Apesar do avanço, persistem desafios: violência estrutural contra profissionais, concentração privada no setor de mídia e o peso da desinformação, que continua a intoxicar o debate público no Brasil, observa a Repórteres Sem Fronteiras.
O relatório destaca ainda que nos últimos dez anos, ao menos 30 jornalistas foram assassinados no Brasil e que, em 2022, três assassinatos estiveram diretamente ligados à prática jornalística, incluindo o do britânico Dom Phillips, morto na Amazônia enquanto investigava crimes ambientais em terras indígenas.
‘Maior prisão aberta de jornalistas no mundo’
Ainda segundo o documento, na antepenúltima posição do ranking, ultrapassada apenas pela Coreia do Norte e pela Eritreia, a China seria a “maior prisão aberta de jornalistas no mundo”, com 121 profissionais detidos num total de 503 em todo o planeta.
Em dados globais, o relatório revela que Israel responde por mais de 43% dos assassinatos de jornalistas na Faixa de Gaza. No mundo, o cenário é alarmante: 67 jornalistas foram mortos desde dezembro de 2024, quase 80% por forças armadas ou por redes ligadas ao crime organizado.
Na América Latina, o México é hoje o primeiro país mais perigoso para jornalistas, com nove mortes só em 2025.
Nas primeiras posições do ranking da RSF, encontram-se respectivamente a Noruega, a Estônia e a Holanda como países mais seguros do mundo para se exercer a profissão de jornalista.
Quando jornalistas se tornam alvos
“O número de jornalistas mortos (de 1º de dezembro de 2024 a 1º de dezembro de 2025) voltou a subir, devido às práticas criminosas de forças armadas regulares ou não e do crime organizado”, lamenta a entidade de defesa da liberdade de imprensa, que reforça: “Os jornalistas não morrem, eles são mortos”.
Seis dias após a condenação do jornalista francês Christophe Gleizes a sete anos de prisão em segunda instância na Argélia por apologia ao terrorismo, a RSF também informa que 503 jornalistas estão presos atualmente em 47 países (121 na China, 48 na Rússia, 47 em Mianmar). A organização contabiliza ainda 135 jornalistas desaparecidos, alguns deles há mais de 30 anos, e 20 jornalistas mantidos como reféns, principalmente na Síria e no Iêmen.
Em 2023, a RSF havia registrado 49 jornalistas mortos, um dos números mais baixos das últimas duas décadas.

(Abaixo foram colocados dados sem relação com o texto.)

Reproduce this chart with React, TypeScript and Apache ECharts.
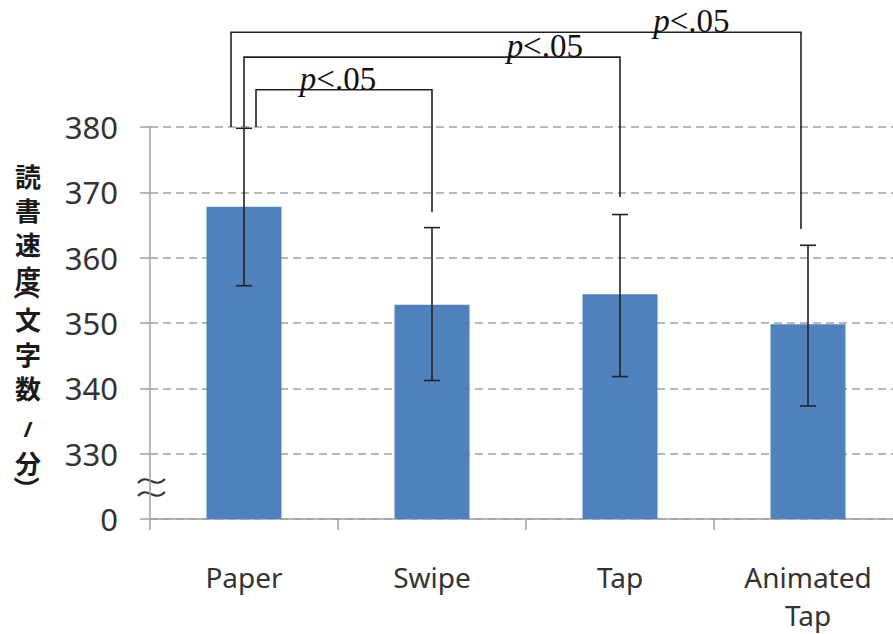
import React, { useEffect, useRef } from 'react';
import * as echarts from 'echarts';

// ---- data ----
const categories = ['Paper', 'Swipe', 'Tap', 'Animated\nTap'];
const meanSpeed = [367.8, 352.8, 354.4, 349.8];
const errLow = [355.7, 341.2, 341.8, 337.3];
const errHigh = [379.8, 364.6, 366.6, 361.9];
const yTickValues = [320, 330, 340, 350, 360, 370, 380];
const yTickLabels = ['0', '330', '340', '350', '360', '370', '380'];
const sigFrom = [0, 0, 0];
const sigTo = [1, 2, 3];
const sigTop = [385.7, 390.7, 394.5];
const sigLeftEnd = [380, 380, 380];
const sigRightEnd = [367.0, 369.3, 364.4];
const sigText = ['p<.05', 'p<.05', 'p<.05'];
const sigLabelPos = [0.5, 1.6, 2.38];
const yTitleChars = ['読', '書', '速', '度', '（', '文', '字', '数', '/', '分', '）'];

// ---- layout (not data) ----
const yTitleCenters = [175, 209, 243, 277, 287, 318, 353, 387, 428, 462, 489];
const sigLeftOffset = [12, 0, -13];
const sigRightOffset = [0, 0, -7];

export default function App() {
  const ref = useRef<HTMLDivElement>(null);
  useEffect(() => {
    if (!ref.current) return;
    const chart = echarts.init(ref.current, undefined, { renderer: 'svg' });
    const labelFont = 'Noto Sans';
    const titleGraphics = yTitleChars.map((ch, i) => {
      const isParen = ch === '（' || ch === '）';
      const isSlash = ch === '/';
      return {
        type: 'text',
        x: 28,
        y: yTitleCenters[i],
        rotation: isParen ? -Math.PI / 2 : 0,
        style: {
          text: ch,
          align: 'center',
          verticalAlign: 'middle',
          fontFamily: isSlash ? 'Noto Sans' : 'Noto Sans CJK JP',
          fontWeight: 'bold',
          fontSize: isSlash ? 22 : 26,
          lineHeight: isParen ? 10 : 26,
          fill: '#1a1a1a',
        },
      };
    });
    const tilde = (cy: number) => ({
      type: 'bezierCurve',
      shape: { x1: 138, y1: cy + 2, cpx1: 148, cpy1: cy - 9, cpx2: 154, cpy2: cy + 9, x2: 165, y2: cy - 2 },
      style: { stroke: '#333333', lineWidth: 2, fill: null },
    });
    const option: any = {
      animation: false,
      backgroundColor: '#ffffff',
      grid: { left: 150, top: 127, width: 752, height: 392, outerBoundsMode: 'none', containLabel: false },
      xAxis: {
        type: 'category',
        data: categories,
        axisLine: { lineStyle: { color: '#a0a0a0', width: 1.5 } },
        axisTick: { show: true, length: 11, lineStyle: { color: '#a0a0a0', width: 1.5 } },
        axisLabel: {
          color: '#333333', fontFamily: labelFont, fontSize: 28, lineHeight: 38, margin: 39,
          interval: 0,
        },
        splitLine: { show: false },
      },
      yAxis: {
        type: 'value',
        min: 320,
        max: 380,
        interval: 10,
        axisLine: { show: true, lineStyle: { color: '#a0a0a0', width: 1.5 } },
        axisTick: { show: true, length: 10, lineStyle: { color: '#a0a0a0', width: 1.5 } },
        axisLabel: {
          color: '#333333', fontFamily: labelFont, fontSize: 31, margin: 32,
          formatter: (v: number) => {
            const i = yTickValues.indexOf(v);
            return i >= 0 ? yTickLabels[i] : '';
          },
        },
        splitLine: { show: true, lineStyle: { color: '#a0a0a0', width: 1.5, type: [8, 5] } },
      },
      series: [
        {
          type: 'bar',
          data: meanSpeed,
          barWidth: 75,
          itemStyle: { color: '#4f81bd' },
          clip: true,
          z: 2,
        },
        {
          type: 'custom',
          data: categories.map((_, i) => [i, errLow[i], errHigh[i]]),
          clip: false,
          z: 5,
          renderItem: (params: any, api: any) => {
            const x = api.value(0);
            const lo = api.coord([x, api.value(1)]);
            const hi = api.coord([x, api.value(2)]);
            const cap = 8;
            const st = { stroke: '#222222', lineWidth: 1.6 };
            return {
              type: 'group',
              children: [
                { type: 'line', shape: { x1: lo[0], y1: lo[1], x2: hi[0], y2: hi[1] }, style: st },
                { type: 'line', shape: { x1: hi[0] - cap, y1: hi[1], x2: hi[0] + cap, y2: hi[1] }, style: st },
                { type: 'line', shape: { x1: lo[0] - cap, y1: lo[1], x2: lo[0] + cap, y2: lo[1] }, style: st },
              ],
            };
          },
        },
        {
          type: 'custom',
          data: sigFrom.map((f, i) => [f, sigTo[i], sigTop[i], sigLeftEnd[i], sigRightEnd[i], sigLabelPos[i]]),
          clip: false,
          z: 6,
          renderItem: (params: any, api: any) => {
            const i = params.dataIndex;
            const from = api.value(0);
            const to = api.value(1);
            const top = api.value(2);
            const pl = api.coord([from, api.value(3)]);
            const pt = api.coord([from, top]);
            const pr = api.coord([to, api.value(4)]);
            const xl = pl[0] + sigLeftOffset[i];
            const xr = pr[0] + sigRightOffset[i];
            const c0 = api.coord([0, top]);
            const c1 = api.coord([1, top]);
            const lx = c0[0] + api.value(5) * (c1[0] - c0[0]);
            const font = 'Liberation Serif';
            const fs = 33;
            return {
              type: 'group',
              children: [
                {
                  type: 'polyline',
                  shape: { points: [[xl, pl[1]], [xl, pt[1]], [xr, pt[1]], [xr, pr[1]]] },
                  style: { stroke: '#222222', lineWidth: 1.6, fill: null },
                },
                {
                  type: 'text',
                  x: lx,
                  y: pt[1] - 11,
                  style: {
                    text: '{i|' + sigText[i].slice(0, 1) + '}{n|' + sigText[i].slice(1) + '}',
                    align: 'center',
                    verticalAlign: 'middle',
                    fontFamily: font,
                    fontSize: fs,
                    fill: '#111111',
                    rich: {
                      i: { fontStyle: 'italic', fontFamily: font, fontSize: fs, fill: '#111111' },
                      n: { fontFamily: font, fontSize: fs, fill: '#111111' },
                    },
                  },
                },
              ],
            };
          },
        },
      ],
      graphic: [...titleGraphics, tilde(481), tilde(494)],
    };
    chart.setOption(option);
    return () => chart.dispose();
  }, []);
  return (
    <div
      ref={ref}
      style={{ position: 'absolute', left: 0, top: 0, width: 893, height: 634, background: '#fff' }}
    />
  );
}
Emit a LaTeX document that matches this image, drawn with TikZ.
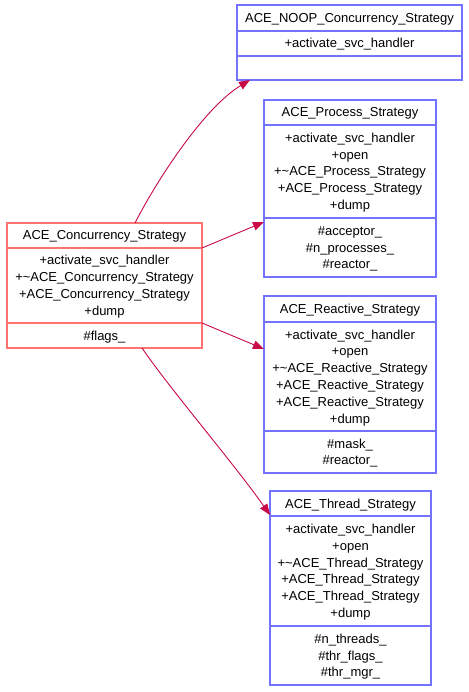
\documentclass[tikz,border=0pt]{standalone}
\usepackage{fontspec}
\setmainfont{Liberation Sans}
\usetikzlibrary{arrows.meta}
\definecolor{redbox}{RGB}{255,115,115}
\definecolor{bluebox}{RGB}{115,115,255}
\definecolor{edgecol}{RGB}{200,10,70}
\newcommand{\ls}{\rule[-3.9pt]{0pt}{16.8pt}}
\tikzset{
  umlbox/.style={draw=#1, line width=1.3pt, rectangle, inner sep=0pt, outer sep=0pt, anchor=north west},
  sepline/.style={draw=#1, line width=1.3pt},
  txt/.style={inner sep=0pt, align=center, font=\fontsize{13}{16.8}\selectfont},
  inherit/.style={draw=edgecol, line width=0.9pt, -{Triangle[length=11pt,width=8.5pt]}}
}
\begin{document}
\begin{tikzpicture}[x=1pt,y=-1pt]
\useasboundingbox (0,0) rectangle (468,692);
% ACE_Concurrency_Strategy
\node[umlbox=redbox, minimum width=195pt, minimum height=125pt] (conc) at (7,223) {};
\draw[sepline=redbox] ([yshift=-25pt]conc.north west) -- ([yshift=-25pt]conc.north east);
\draw[sepline=redbox] ([yshift=-100pt]conc.north west) -- ([yshift=-100pt]conc.north east);
\node[txt] (conct) at (104.5,235.5) {\ls ACE\_Concurrency\_Strategy};
\node[txt] (concm) at (104.5,285.5) {\ls +activate\_svc\_handler\\\ls +\textasciitilde ACE\_Concurrency\_Strategy\\\ls +ACE\_Concurrency\_Strategy\\\ls +dump};
\node[txt] (conca) at (104.5,335.5) {\ls \#flags\_};
% ACE_NOOP_Concurrency_Strategy
\node[umlbox=bluebox, minimum width=225pt, minimum height=75pt] (noop) at (237,5) {};
\draw[sepline=bluebox] ([yshift=-26pt]noop.north west) -- ([yshift=-26pt]noop.north east);
\draw[sepline=bluebox] ([yshift=-51pt]noop.north west) -- ([yshift=-51pt]noop.north east);
\node[txt] (noopt) at (349.5,18) {\ls ACE\_NOOP\_Concurrency\_Strategy};
\node[txt] (noopm) at (349.5,43.5) {\ls +activate\_svc\_handler};
% ACE_Process_Strategy
\node[umlbox=bluebox, minimum width=172pt, minimum height=177pt] (proc) at (264,100) {};
\draw[sepline=bluebox] ([yshift=-25pt]proc.north west) -- ([yshift=-25pt]proc.north east);
\draw[sepline=bluebox] ([yshift=-118pt]proc.north west) -- ([yshift=-118pt]proc.north east);
\node[txt] (proct) at (350,112.5) {\ls ACE\_Process\_Strategy};
\node[txt] (procm) at (350,171.5) {\ls +activate\_svc\_handler\\\ls +open\\\ls +\textasciitilde ACE\_Process\_Strategy\\\ls +ACE\_Process\_Strategy\\\ls +dump};
\node[txt] (proca) at (350,247.5) {\ls \#acceptor\_\\\ls \#n\_processes\_\\\ls \#reactor\_};
% ACE_Reactive_Strategy
\node[umlbox=bluebox, minimum width=172pt, minimum height=177pt] (react) at (264,296) {};
\draw[sepline=bluebox] ([yshift=-26pt]react.north west) -- ([yshift=-26pt]react.north east);
\draw[sepline=bluebox] ([yshift=-135pt]react.north west) -- ([yshift=-135pt]react.north east);
\node[txt] (reactt) at (350,309) {\ls ACE\_Reactive\_Strategy};
\node[txt] (reactm) at (350,376.5) {\ls +activate\_svc\_handler\\\ls +open\\\ls +\textasciitilde ACE\_Reactive\_Strategy\\\ls +ACE\_Reactive\_Strategy\\\ls +ACE\_Reactive\_Strategy\\\ls +dump};
\node[txt] (reacta) at (350,452) {\ls \#mask\_\\\ls \#reactor\_};
% ACE_Thread_Strategy
\node[umlbox=bluebox, minimum width=161pt, minimum height=194pt] (thread) at (270,491) {};
\draw[sepline=bluebox] ([yshift=-25pt]thread.north west) -- ([yshift=-25pt]thread.north east);
\draw[sepline=bluebox] ([yshift=-135pt]thread.north west) -- ([yshift=-135pt]thread.north east);
\node[txt] (threadt) at (350.5,503.5) {\ls ACE\_Thread\_Strategy};
\node[txt] (threadm) at (350.5,571) {\ls +activate\_svc\_handler\\\ls +open\\\ls +\textasciitilde ACE\_Thread\_Strategy\\\ls +ACE\_Thread\_Strategy\\\ls +ACE\_Thread\_Strategy\\\ls +dump};
\node[txt] (threada) at (350.5,655.5) {\ls \#n\_threads\_\\\ls \#thr\_flags\_\\\ls \#thr\_mgr\_};
% connectors
\draw[inherit] ([xshift=128pt]conc.north west) .. controls +(23,-45) and +(-45,27) .. ([xshift=13pt]noop.south west);
\draw[inherit] ([yshift=-25pt]conc.north east) -- ([yshift=-122pt]proc.north west);
\draw[inherit] ([yshift=-100pt]conc.north east) -- ([yshift=-53pt]react.north west);
\draw[inherit] ([xshift=135pt]conc.south west) .. controls +(28,41) and +(-35,-50) .. ([yshift=-24pt]thread.north west);
\end{tikzpicture}
\end{document}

Mas a guerra conduzida por Israel na Faixa de Gaza desde os ataques do Hamas, em 7 de outubro de 2023, fez esse número disparar: 66 mortos em 2024 e 67 em 2025.
“É isso que provoca o ódio aos jornalistas, é isso que provoca a impunidade”, declarou Anne Bocandé, diretora editorial da RSF. “Hoje existe um verdadeiro desafio: que os governos se comprometam com a proteção dos jornalistas e não os transformem em alvos”, acrescentou.
Com pelo menos 29 profissionais de mídia mortos nos últimos 12 meses no território palestino enquanto trabalhavam, e cerca de 220 desde outubro de 2023, incluindo aqueles mortos fora do exercício da profissão, “o exército israelense é o pior inimigo dos jornalistas”, acusa a RSF.
“Não são balas perdidas”
Embora jornalistas devam ser protegidos como civis em zonas de conflito, o exército israelense foi acusado repetidamente de mirar deliberadamente profissionais da imprensa e já enfrenta denúncias por crimes de guerra. Israel justifica dizendo que ataca o Hamas, classificado como organização terrorista pelos Estados Unidos e pela União Europeia.
O exército israelense chegou a admitir ter alvejado um famoso correspondente da emissora Al-Jazeera, Anas al-Sharif, morto junto com outros cinco profissionais em um bombardeio em agosto, alegando que ele era “terrorista” disfarçado de jornalista — acusações sem provas, rebateu a RSF.
“Não se trata de balas perdidas. É, de fato, um alvo deliberado contra jornalistas porque eles informam o mundo sobre o que acontece nesses territórios”, denuncia Bocandé.
A RSF também lamenta que 2025 tenha sido o ano mais letal para jornalistas no México em pelo menos três anos, com nove mortos, “apesar dos compromissos” assumidos pela presidente Claudia Sheinbaum. As vítimas cobriam política local, denunciavam o crime organizado e seus vínculos com autoridades, e haviam recebido ameaças explícitas.
A Ucrânia (três jornalistas mortos, incluindo o fotojornalista francês Antoni Lallican) e o Sudão (quatro mortos) também figuram entre os países com balanços mais trágicos, segundo a RSF.
Outras organizações apresentam números diferentes devido a metodologias distintas. A Unesco, por exemplo, contabiliza 91 jornalistas mortos no mundo em 2025.